O PSIQUIATRA

10/04/2011 18:08

 

O PSIQUIATRA

 

Estava o homem com a cabeça apoiada sobre mão, cotovelo sobre a mesa. Quieto, o olhar distante...Já fazia uma meia hora que estava ali parado. A diretora do hospital pensou e ser algum paciente procurando ajuda, mas quando pediu a alguém para verificar do que se tratava.Deu-se que era o novo médico que vinha para preencher a vaga disponível, clinicando como psiquiatra.

Corpo pequeno, tímido, cabelos levemente ruivos e algumas sardas, lembravam o Woody Allen. Os pacientes gostavam dele. Ouvia suas queixas e não negava os medicamentos dos quais quase sempre se tornaram dependentes. Com os colegas, pouco conversava, apenas um bom dia e um sorriso tímido. Tinha dificuldade para falar, e diante da invencível gagueira, calava-se.

Ausentou-se por cerca de três meses. Refazia-se de uma costela quebrada resultante de um assalto próximo ao hospital. Ninguém entendia como poderia alguém de sã consciência agredir cidadão tão pacato e inofensivo como ele. Nunca tivera um entrevero com quem quer que seja, nem mesmo com pacientes estressados.

Regressou diferente. Talvez, para aparentar mais agressividade a seu porte pequeno, quando voltou exibia um diminuto bigode, à la Hitler. O certo é que a mistura germano-hollywoodiana trouxe desconfiança aos colegas de trabalho que passaram a questionar, pelos corredores, a idoneidade psicológica do psiquiatra.

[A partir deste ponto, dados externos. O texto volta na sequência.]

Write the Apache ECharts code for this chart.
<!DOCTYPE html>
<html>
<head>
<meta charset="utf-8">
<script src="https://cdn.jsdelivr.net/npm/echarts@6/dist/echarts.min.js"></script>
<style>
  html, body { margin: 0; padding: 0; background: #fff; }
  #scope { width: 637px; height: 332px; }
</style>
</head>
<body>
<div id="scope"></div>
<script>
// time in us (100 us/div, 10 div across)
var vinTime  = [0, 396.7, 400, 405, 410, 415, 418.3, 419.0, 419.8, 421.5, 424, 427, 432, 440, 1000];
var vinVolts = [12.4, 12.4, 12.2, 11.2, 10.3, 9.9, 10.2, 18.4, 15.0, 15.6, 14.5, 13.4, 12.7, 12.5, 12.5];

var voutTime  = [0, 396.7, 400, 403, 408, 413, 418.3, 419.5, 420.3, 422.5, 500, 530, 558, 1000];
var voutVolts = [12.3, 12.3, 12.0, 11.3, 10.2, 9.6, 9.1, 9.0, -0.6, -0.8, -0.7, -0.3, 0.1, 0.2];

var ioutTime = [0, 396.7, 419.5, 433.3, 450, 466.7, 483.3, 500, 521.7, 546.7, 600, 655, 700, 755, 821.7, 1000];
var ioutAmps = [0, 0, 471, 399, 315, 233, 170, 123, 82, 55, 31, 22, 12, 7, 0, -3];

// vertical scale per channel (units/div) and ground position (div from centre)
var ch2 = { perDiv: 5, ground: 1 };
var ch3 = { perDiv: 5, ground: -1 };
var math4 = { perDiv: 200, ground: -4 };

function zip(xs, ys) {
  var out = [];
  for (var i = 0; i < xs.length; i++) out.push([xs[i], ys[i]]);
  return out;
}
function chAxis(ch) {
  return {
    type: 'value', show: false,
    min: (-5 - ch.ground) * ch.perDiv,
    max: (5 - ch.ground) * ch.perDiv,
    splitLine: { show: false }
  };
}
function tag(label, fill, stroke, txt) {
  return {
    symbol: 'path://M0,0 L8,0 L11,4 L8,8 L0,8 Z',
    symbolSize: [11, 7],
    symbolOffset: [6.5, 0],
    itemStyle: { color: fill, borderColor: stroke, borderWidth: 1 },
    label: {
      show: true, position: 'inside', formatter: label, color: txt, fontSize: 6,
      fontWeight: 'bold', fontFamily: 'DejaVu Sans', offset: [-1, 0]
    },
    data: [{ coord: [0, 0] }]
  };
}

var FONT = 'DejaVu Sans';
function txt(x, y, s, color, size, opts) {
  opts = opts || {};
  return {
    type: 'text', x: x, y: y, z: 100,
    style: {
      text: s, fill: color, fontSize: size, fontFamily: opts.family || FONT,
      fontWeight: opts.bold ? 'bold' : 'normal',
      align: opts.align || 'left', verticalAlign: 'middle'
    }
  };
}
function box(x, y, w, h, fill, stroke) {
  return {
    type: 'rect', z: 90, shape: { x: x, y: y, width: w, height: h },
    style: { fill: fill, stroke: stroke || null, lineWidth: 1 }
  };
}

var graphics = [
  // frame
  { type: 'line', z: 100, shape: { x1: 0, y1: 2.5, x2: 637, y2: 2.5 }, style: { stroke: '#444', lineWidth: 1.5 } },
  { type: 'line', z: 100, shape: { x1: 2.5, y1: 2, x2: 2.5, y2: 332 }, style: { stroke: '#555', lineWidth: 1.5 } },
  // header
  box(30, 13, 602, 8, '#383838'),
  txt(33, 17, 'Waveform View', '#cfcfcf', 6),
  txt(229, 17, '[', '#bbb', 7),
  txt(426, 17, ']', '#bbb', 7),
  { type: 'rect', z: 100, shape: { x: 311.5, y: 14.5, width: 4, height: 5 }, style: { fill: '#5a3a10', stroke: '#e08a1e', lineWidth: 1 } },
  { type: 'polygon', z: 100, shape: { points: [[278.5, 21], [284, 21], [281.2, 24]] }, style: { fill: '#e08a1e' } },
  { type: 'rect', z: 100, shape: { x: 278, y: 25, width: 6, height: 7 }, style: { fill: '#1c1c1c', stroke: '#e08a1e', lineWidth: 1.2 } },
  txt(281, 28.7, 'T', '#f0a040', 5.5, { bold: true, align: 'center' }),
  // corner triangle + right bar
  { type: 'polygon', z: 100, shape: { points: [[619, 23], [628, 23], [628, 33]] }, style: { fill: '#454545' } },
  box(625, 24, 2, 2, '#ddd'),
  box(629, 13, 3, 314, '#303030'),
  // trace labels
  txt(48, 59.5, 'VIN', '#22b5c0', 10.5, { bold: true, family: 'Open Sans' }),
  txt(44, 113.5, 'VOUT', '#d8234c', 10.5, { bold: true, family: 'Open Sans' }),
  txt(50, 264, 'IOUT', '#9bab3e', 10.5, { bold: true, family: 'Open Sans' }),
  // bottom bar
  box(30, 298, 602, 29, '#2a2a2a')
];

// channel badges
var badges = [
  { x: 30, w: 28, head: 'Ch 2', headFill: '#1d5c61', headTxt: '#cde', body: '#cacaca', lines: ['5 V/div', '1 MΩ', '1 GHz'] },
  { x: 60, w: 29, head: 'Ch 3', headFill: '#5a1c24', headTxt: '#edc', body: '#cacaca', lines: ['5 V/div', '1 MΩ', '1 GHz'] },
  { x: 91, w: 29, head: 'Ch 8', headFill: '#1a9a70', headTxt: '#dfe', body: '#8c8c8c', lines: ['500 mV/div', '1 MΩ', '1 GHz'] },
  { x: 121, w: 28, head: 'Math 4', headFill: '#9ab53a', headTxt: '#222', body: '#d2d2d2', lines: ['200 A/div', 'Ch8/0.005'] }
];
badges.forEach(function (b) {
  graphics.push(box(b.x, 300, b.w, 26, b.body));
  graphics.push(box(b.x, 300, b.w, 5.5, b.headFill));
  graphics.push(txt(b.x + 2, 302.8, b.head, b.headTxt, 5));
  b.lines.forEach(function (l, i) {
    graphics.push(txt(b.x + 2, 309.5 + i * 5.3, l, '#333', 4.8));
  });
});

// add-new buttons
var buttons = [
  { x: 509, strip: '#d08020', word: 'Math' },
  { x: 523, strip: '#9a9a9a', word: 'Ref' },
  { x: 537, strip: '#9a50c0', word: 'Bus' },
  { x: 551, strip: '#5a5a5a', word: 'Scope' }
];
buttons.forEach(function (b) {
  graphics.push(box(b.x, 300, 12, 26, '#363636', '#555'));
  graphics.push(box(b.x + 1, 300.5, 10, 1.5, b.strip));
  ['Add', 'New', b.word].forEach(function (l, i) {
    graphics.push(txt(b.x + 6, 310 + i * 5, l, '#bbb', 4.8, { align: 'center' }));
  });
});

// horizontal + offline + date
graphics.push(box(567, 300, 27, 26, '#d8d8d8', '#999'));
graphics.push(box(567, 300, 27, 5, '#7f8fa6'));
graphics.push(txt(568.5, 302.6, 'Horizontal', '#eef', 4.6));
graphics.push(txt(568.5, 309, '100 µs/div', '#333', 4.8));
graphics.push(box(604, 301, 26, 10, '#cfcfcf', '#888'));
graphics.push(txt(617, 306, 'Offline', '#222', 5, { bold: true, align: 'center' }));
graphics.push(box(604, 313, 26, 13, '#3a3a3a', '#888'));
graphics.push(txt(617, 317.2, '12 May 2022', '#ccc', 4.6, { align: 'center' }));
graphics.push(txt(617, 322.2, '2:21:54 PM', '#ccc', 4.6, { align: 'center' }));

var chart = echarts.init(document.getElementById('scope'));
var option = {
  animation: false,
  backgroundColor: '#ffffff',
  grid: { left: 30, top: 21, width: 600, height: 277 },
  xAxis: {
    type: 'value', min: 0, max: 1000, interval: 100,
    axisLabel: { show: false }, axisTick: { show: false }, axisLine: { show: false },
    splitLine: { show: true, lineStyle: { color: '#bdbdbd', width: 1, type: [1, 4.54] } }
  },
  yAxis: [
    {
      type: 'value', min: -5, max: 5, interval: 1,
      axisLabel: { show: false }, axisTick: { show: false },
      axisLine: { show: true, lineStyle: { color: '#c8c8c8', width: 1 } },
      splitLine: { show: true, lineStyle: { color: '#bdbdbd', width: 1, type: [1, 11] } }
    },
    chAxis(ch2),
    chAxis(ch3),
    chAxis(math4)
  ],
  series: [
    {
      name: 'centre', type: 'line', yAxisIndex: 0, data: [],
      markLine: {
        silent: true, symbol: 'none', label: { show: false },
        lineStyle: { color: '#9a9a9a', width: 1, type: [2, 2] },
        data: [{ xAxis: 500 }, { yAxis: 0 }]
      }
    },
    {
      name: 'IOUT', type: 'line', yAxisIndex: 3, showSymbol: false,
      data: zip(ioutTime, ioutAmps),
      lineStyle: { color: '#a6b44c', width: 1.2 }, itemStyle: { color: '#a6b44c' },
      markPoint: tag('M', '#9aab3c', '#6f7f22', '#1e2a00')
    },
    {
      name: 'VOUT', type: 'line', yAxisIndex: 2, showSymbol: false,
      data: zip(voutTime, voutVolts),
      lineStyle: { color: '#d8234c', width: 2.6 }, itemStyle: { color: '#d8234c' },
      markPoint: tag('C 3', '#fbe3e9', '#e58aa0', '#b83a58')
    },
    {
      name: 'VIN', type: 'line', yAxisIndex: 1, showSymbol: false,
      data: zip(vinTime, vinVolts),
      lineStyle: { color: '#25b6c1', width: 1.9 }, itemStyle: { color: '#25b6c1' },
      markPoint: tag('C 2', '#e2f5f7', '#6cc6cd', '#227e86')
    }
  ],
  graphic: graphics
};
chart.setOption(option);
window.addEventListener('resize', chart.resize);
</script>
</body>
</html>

Mas o tempo ia passando, a aposentadoria se aproximando, e ele, pontual como sempre, atendia com gentileza a todos os pacientes, seus e de outros médicos que frequentemente se ausentavam, haurindo as comodidades do serviço público. Até que a notícia chegou, quase como uma bomba: o filho dele nascera. Forte, ganhara um sonoro nome italiano, e a mãe, uma jovem linda e saudável, também estava muito bem!

No saguão de espera os pacientes comentavam, o que os colegas já comentavam em surdina: como poderia um homem naquela idade (um velho daquele...!) se casar com uma moça e ainda por cima ter um filho...só poderia ser um louco!

A aposentadoria chegou, e com um sorriso silencioso o psiquiatra foi-se embora pela porta principal do hospital,tão silencioso quanto entrou, para nunca mais voltar. Foi cuidar de seu filho, de sua mulher, de sua vida. Nos corredores os doentes ainda pediam por remédios para aliviar os tormentos de suas almas. Os colegas, continuaram ocupando-se de outros personagens.